Tribune. « Il n’est pas d’extrême droite, celui-là ? » On entend souvent cette petite phrase ces temps-ci. La question est ancienne. En 2015, Jean-Luc Mélenchon traitait même Alexeï Navalny « d’extrémiste xénophobe » et « d’antisémite ». Si les présupposés idéologiques et les intentions polémiques sont parfois – comme ici – transparents, la question du nationalisme de Navalny ne peut pas être balayée du revers de la main. Elle est aussi soulevée en Russie.
En 2013, l’écrivain Boris Akounine, l’une des figures de l’opposition démocratique, interroge Navalny sur son goût « pour la rhétorique nationaliste », exprimant ses doutes sur sa capacité à diriger un jour le pays. Aujourd’hui, même s’ils saluent son courage, certains opposants au Kremlin se méfient toujours de lui.
Qu’en est-il ? Le nationalisme occupe dans le parcours politique de Navalny une place importante, de la fin des années 2000 au début des années 2010. En 2007, il participe à la création du mouvement « Le Peuple » (Narod), avec l’écrivain national-bolchévique Zakhar Prilepine.
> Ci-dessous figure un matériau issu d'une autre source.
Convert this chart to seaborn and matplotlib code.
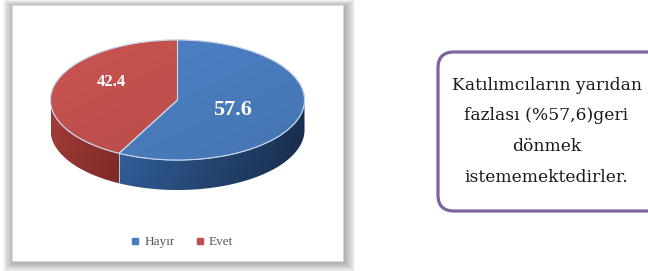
import numpy as np
import matplotlib
matplotlib.use("Agg")
import matplotlib.pyplot as plt
import matplotlib.colors as mcolors
from matplotlib.patches import Rectangle, FancyBboxPatch, Polygon, PathPatch
from matplotlib.lines import Line2D
import seaborn as sns

# ---------------- data ----------------
categories = ["Hayır", "Evet"]
values = [57.6, 42.4]
top_colors = ["#4a7dbf", "#c0504d"]
side_light = ["#3566a6", "#a83d3a"]
side_dark = ["#1b3152", "#8c2f2c"]
note_lines = ["Katılımcıların yarıdan", "fazlası (%57,6)geri", "dönmek", "istememektedirler."]

sns.set_theme(style="white")
plt.rcParams["font.family"] = ["Liberation Serif", "DejaVu Serif"]

W, H = 648, 271
fig = plt.figure(figsize=(W / 100, H / 100), dpi=100)
fig.patch.set_facecolor("white")

# background axes in pixel coordinates
bg = fig.add_axes([0, 0, 1, 1])
bg.set_xlim(0, W)
bg.set_ylim(H, 0)
bg.axis("off")

# chart frame with soft shadow
fx0, fy0, fx1, fy1 = 12, 5, 343, 261
for i in range(12, 0, -1):
    bg.add_patch(Rectangle((fx0 - i * 0.9 + 1.5, fy0 - i * 0.6 + 1.5),
                           (fx1 - fx0) + i * 1.8, (fy1 - fy0) + i * 1.4,
                           facecolor="black", edgecolor="none", alpha=0.026, zorder=1))
bg.add_patch(Rectangle((fx0, fy0), fx1 - fx0, fy1 - fy0, facecolor="white",
                       edgecolor="#d9d9d9", lw=0.6, zorder=2))

# note box
bg.add_patch(FancyBboxPatch((452, 66), 210, 131,
                            boxstyle="round,pad=14,rounding_size=16",
                            facecolor="white", edgecolor="#7f63a1", lw=2.3, zorder=2))
for k, line in enumerate(note_lines):
    bg.text(546.5, 85 + k * 30.7, line, ha="center", va="center",
            fontsize=12.3, color="#1a1a1a", zorder=3, family="DejaVu Serif")

# ---------------- pie axes (elliptical) ----------------
cx, cy, rx, ry = 177.5, 100.0, 127.0, 60.0
depth = 0.5  # in y-units of the pie
xl, xr = -1.05, 1.05
yb, yt = -1.6, 1.05
left_px = cx + xl * rx
top_px = cy - yt * ry
wpx = (xr - xl) * rx
hpx = (yt - yb) * ry
pax = fig.add_axes([left_px / W, (H - (top_px + hpx)) / H, wpx / W, hpx / H])
pax.patch.set_alpha(0)

wedges, _ = pax.pie(values, colors=top_colors, startangle=90, counterclock=False,
                    radius=1.0, wedgeprops=dict(edgecolor="#c9d6ea", linewidth=0.8))
pax.set_aspect("auto")


def arc_pts(t0, t1, n=120):
    t = np.radians(np.linspace(t0, t1, n))
    return np.cos(t), np.sin(t)


# extruded sides (front half, angles 180..360)
for w, cl, cd in zip(wedges, side_light, side_dark):
    a0, a1 = w.theta1, w.theta2
    segs = []
    for shift in (-360, 0, 360):
        lo, hi = max(a0 + shift, 180), min(a1 + shift, 360)
        if hi > lo:
            segs.append((lo, hi))
    for lo, hi in segs:
        xs, ys = arc_pts(lo, hi)
        pts = np.concatenate([np.column_stack([xs, ys]),
                              np.column_stack([xs[::-1], ys[::-1] - depth])])
        poly = Polygon(pts, closed=True, facecolor="none", edgecolor="none", zorder=1)
        pax.add_patch(poly)
        xa, xb = xs.min(), xs.max()
        c1 = np.array(mcolors.to_rgb(cl)); c2 = np.array(mcolors.to_rgb(cd))
        tx = np.linspace(0, 1, 200)[None, :, None]
        ty = np.linspace(0, 1, 60)[:, None, None]
        img = c1 * (1 - tx) + c2 * tx
        img = np.clip(img * (1 - 0.12 * ty), 0, 1)
        im = pax.imshow(img, extent=(xa, xb, -1 - depth, 0.05), origin="upper",
                        aspect="auto", zorder=1, interpolation="bilinear")
        im.set_clip_path(poly)
        for ang in (lo, hi):
            if 180 < ang < 360:
                x = np.cos(np.radians(ang)); y = np.sin(np.radians(ang))
                pax.plot([x, x], [y, y - depth], color="#b8c8e0", lw=0.7, zorder=2)

# gradient shading on the top faces
gy, gx = np.mgrid[0:1:100j, 0:1:100j]
grad = gx * 0.5 + gy * 0.5
for w, c in zip(wedges, top_colors):
    w.set_zorder(3)
    rgb = np.array(mcolors.to_rgb(c))
    shade = 1.05 - 0.12 * grad
    img = np.clip(rgb[None, None, :] * shade[:, :, None], 0, 1)
    im = pax.imshow(img, extent=(-1, 1, -1, 1), origin="upper", aspect="auto",
                    zorder=3.2, interpolation="bilinear")
    im.set_clip_path(w)
    pax.add_patch(PathPatch(w.get_path(), facecolor="none", edgecolor="#c9d6ea",
                            lw=0.8, zorder=3.4, transform=w.get_transform()))

pax.set_xlim(xl, xr)
pax.set_ylim(yb, yt)
pax.axis("off")

# data labels
pax.text(-0.52, 0.30, f"{values[1]:.1f}", ha="center", va="center", color="white",
         fontsize=12, fontweight="bold", zorder=5)
pax.text(0.43, -0.17, f"{values[0]:.1f}", ha="center", va="center", color="white",
         fontsize=16, fontweight="bold", zorder=5)

# legend
handles = [Line2D([0], [0], marker="s", color="none", markerfacecolor=c,
                  markeredgecolor=c, markersize=4) for c in top_colors]
fig.legend(handles, categories, loc="center", bbox_to_anchor=(181 / W, 1 - 242 / H),
           ncol=2, frameon=False, fontsize=9.5, labelcolor="#595959",
           handletextpad=0.2, columnspacing=1.4, handlelength=1.0)

fig.savefig("out.png", dpi=100, facecolor="white")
A cette période le nationalisme a le vent en poupe. Les agressions des skinheads se multiplient, notamment contre les Caucasiens.
La réaction des autorités face aux attaques racistes est ambiguë, parfois, complaisante. Mais beaucoup de nationalistes sont des adversaires enragés de Vladimir Poutine. C’est l’époque où les adeptes de l’écrivain Edouard Limonov, fondateur du parti national-bolchévique, souvent plus anars que fascistes, manifestent aux côtés de l’opposition libérale. Eux sont réprimés sans pitié.
Alexeï Navalny, au même moment, veut coûte que coûte décloisonner l’opposition libérale, l’ouvrir à d’autres milieux que les classes cultivées des grandes villes. Il décide ainsi de s’adresser à la jeunesse en colère. Pour la séduire, il fait de la lutte contre l’immigration clandestine l’un de ses chevaux de bataille. Il tourne un clip dans lequel il compare implicitement des combattants tchétchènes à des mouches et des cafards, et appelle à légaliser l’usage des armes à feu pour s’en défendre.
De l’anti-immigration à l’anticorruption
Il participe, à partir de 2007, aux « marches russes », qui rassemblent chaque année diverses organisations nationalistes, jusqu’à l’extrême droite la plus radicale. Il prétend de son côté défendre un nationalisme démocratique et, dit-il, « normal », non radical. Cette offensive politique est critiquée dans son camp. Il est exclu du parti libéral Iabloko, dans lequel il militait.